Before you even think about packing, you need to understand the invisible boundaries governing your duffel’s fate. Most domestic airlines enforce a strict 22" x 14" x 9" carry-on limit, but here’s the critical detail: they measure filled bags, not empty ones. A 24" duffel might squeeze into that sizer when empty, but once packed, its depth could balloon to 12 inches. The pro move? Choose a duffel that measures 20" x 13" x 8" when fully loaded, giving you wiggle room for those budget airline sizers that seem to shrink by the week. Always measure your packed duffel’s depth with a tape measure—eyeballing it has sent many travelers back to the check-in counter with their tails between their legs.

The Shape Factor: Cylindrical vs. Rectangular Duffels

Your duffel’s silhouette dictates your entire organizational strategy. Cylindrical duffels, with their rounded ends, excel at swallowing bulky items like boots and winter coats but fight against the rigid geometry of packing cubes. Rectangular duffels, conversely, mimic traditional luggage shape, creating clean corners where cubes nest perfectly. The hybrid approach—a rectangular base with slightly rounded corners—offers the sweet spot: overhead bin efficiency without sacrificing volume. Consider your typical load: if you’re packing mostly soft goods and clothing, embrace the rectangle; if your travels involve irregular gear like camera equipment or hiking boots, the cylinder’s forgiving shape becomes your organizational canvas.

Material Intelligence: From Ballistic Nylon to Waxed Canvas

The fabric of your duffel isn’t just about aesthetics—it’s the foundation of your organizational system. Ballistic nylon (1680 denier and above) provides structure even when half-empty, standing upright in security lines and maintaining its shape in overhead bins. Ripstop nylon offers featherweight flexibility but requires more internal reinforcement to prevent sagging. Waxed canvas develops character and water resistance but adds heft that cuts into your weight allowance. For the organizational obsessive, look for materials with slight rigidity; a bag that holds its shape when open becomes a portable closet rather than a collapsing pit. The interior lining matters too—light-colored, slick fabrics make small items visible and slide out easily.

The Internal Architecture: Built-In vs. DIY Organization

Manufacturers have caught onto the organization trend, offering duffels with built-in dividers, laptop sleeves, and mesh pockets. But here’s the insider perspective: permanent structures often limit flexibility.
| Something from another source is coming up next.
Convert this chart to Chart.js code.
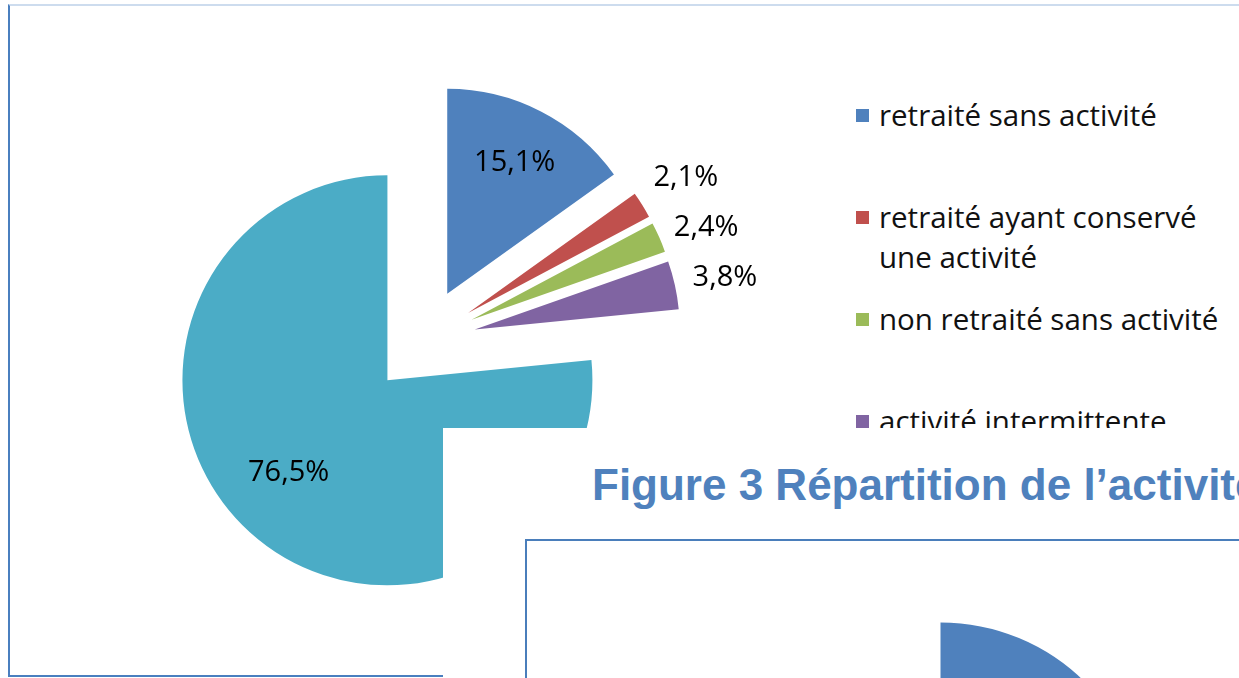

A cavernous main compartment with removable organization gives you options. Look for duffels with a few key fixed features—a padded laptop compartment against the back wall, a zippered mesh pocket on the lid, and perhaps a small quick-access pocket on the exterior. Everything else should be modular. This hybrid approach lets you reconfigure for a three-day business trip versus a week-long adventure without fighting against unnecessary dividers that eat up space when you need to pack that bulky sweater.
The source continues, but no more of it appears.